COP21 : Rencontres autour du vivant (9)
Sandrine Feydel est coréalisatrice du film « Nature, le nouvel eldorado de la finance » et coauteur du livre éponyme aux éditions La Découverte. Selon elle, cette valorisation marchande de la biodiversité a de nombreux effets pervers.
Plantes & Santé Pour lutter contre le changement climatique, nos gouvernants ont choisi de créer un marché du carbone. Quels sont les effets de ce système ?
Sandrine Feydel Après le protocole de Kyoto, plusieurs marchés du carbone ont été mis en place dans le monde. Celui de l’Union européenne est basé sur un système d’échanges de quotas. Si une entreprise émet moins de carbone que ce qui lui est alloué, elle peut revendre ses quotas à une autre entreprise qui a émis trop de carbone. Ce système ne fonctionne pas. Au niveau mondial, les émissions de gaz à effet de serre ont augmenté et si elles ont baissé en Europe, c’est grâce à la crise et à la baisse de la consommation. S’en remettre au marché, c’est se déposséder de mesures politiques et réglementaires contraignantes et fortes.
P & S Financer des plantations d’arbres pour compenser nos émissions de gaz à effet de serre, est-ce une bonne idée ?
S. F. Non, car cela peut donner le sentiment que l’on peut déforester puisque l’on va recréer de la forêt. Mais une plantation de palmiers à huile ou d’eucalyptus ne peut pas remplacer une forêt primaire ! Ces monocultures nécessitent beaucoup d’intrants et appauvrissent les sols. Certes, l’eucalyptus est un arbre extrêmement rentable qui pousse très vite et avec lequel on fait de la pâte à papier et des biocarburants.

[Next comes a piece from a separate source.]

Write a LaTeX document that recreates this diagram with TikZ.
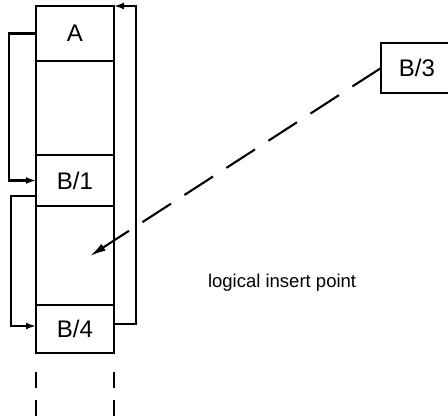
\documentclass[tikz,border=0pt]{standalone}
\usepackage{fontspec}
\setmainfont{Liberation Sans}
\usetikzlibrary{positioning}
\usetikzlibrary{arrows.meta}

\begin{document}
\begin{tikzpicture}[x=1pt,y=-1pt,line width=2.1pt,
    cell/.style={draw,minimum width=78pt,inner sep=0pt,outer sep=0pt,font=\fontsize{24}{28}\selectfont},
    link/.style={-{Latex[length=10pt,width=7pt]}},
    tail/.style={dash pattern=on 16pt off 12pt}]
  \useasboundingbox (0,0) rectangle (448,417);

  \node[cell,minimum height=55pt] (A) at (75,33.5) {A};
  \node[cell,minimum height=94pt,below=0pt of A] (gapA) {};
  \node[cell,minimum height=51pt,below=0pt of gapA] (B1) {B/1};
  \node[cell,minimum height=99pt,below=0pt of B1] (gapB) {};
  \node[cell,minimum height=48pt,below=0pt of gapB] (B4) {B/4};
  \node[cell,minimum width=72pt,minimum height=50pt] (B3) at (417,68) {B/3};
  \coordinate (ins) at (90,256);
  \node[anchor=west,inner sep=0pt,font=\fontsize{18.5}{20}\selectfont] (note) at (207,283) {logical insert point};

  \draw[link] (A.west) -- ++(-27,0) |- (B1.west);
  \draw[link] ([yshift=10pt]B1.south west) -- ++(-25,0) |- ([yshift=3pt]B4.west);
  \draw[link] ([yshift=5pt]B4.east) -- ++(22,0) |- (A.north east);
  \draw[-{Latex[length=16pt,width=8pt]},dash pattern=on 34pt off 16pt] (B3.west) -- (ins);

  \draw[tail] ([yshift=-19pt]B4.south west) -- ++(0,50);
  \draw[tail] ([yshift=-19pt]B4.south east) -- ++(0,50);
\end{tikzpicture}
\end{document}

Mais il va être coupé au bout de dix ou douze ans, et relâcher le carbone qu’il avait stocké. Ce n’est pas une solution de long terme pour faire face au changement climatique !
P & S Aujourd’hui, des institutions financières achètent des espaces naturels riches en biodiversité pour les échanger sur des marchés. Que peut-on craindre pour l’avenir ?
S. F. Sur le même principe que la compensation carbone, on a créé la compensation biodiversité. Par exemple, s’il est interdit de construire à un endroit à cause de la présence d’espèces protégées, il devient possible de le faire à condition de s’engager à protéger les mêmes espèces ailleurs. Cela consiste à acheter des titres à une « biobanque » qui a investi dans la protection de quelques hectares où vivent ces espèces. L’effet pervers, c’est que les espèces n’acquièrent de la valeur que si elles sont en train de disparaître. Ainsi, certaines personnes développent des produits financiers qui pourront permettre de spéculer sur la disparition d’espèces vivantes. Mais heureusement, on n’en est qu’au début de ce processus de financiarisation de la nature et l’on peut encore agir.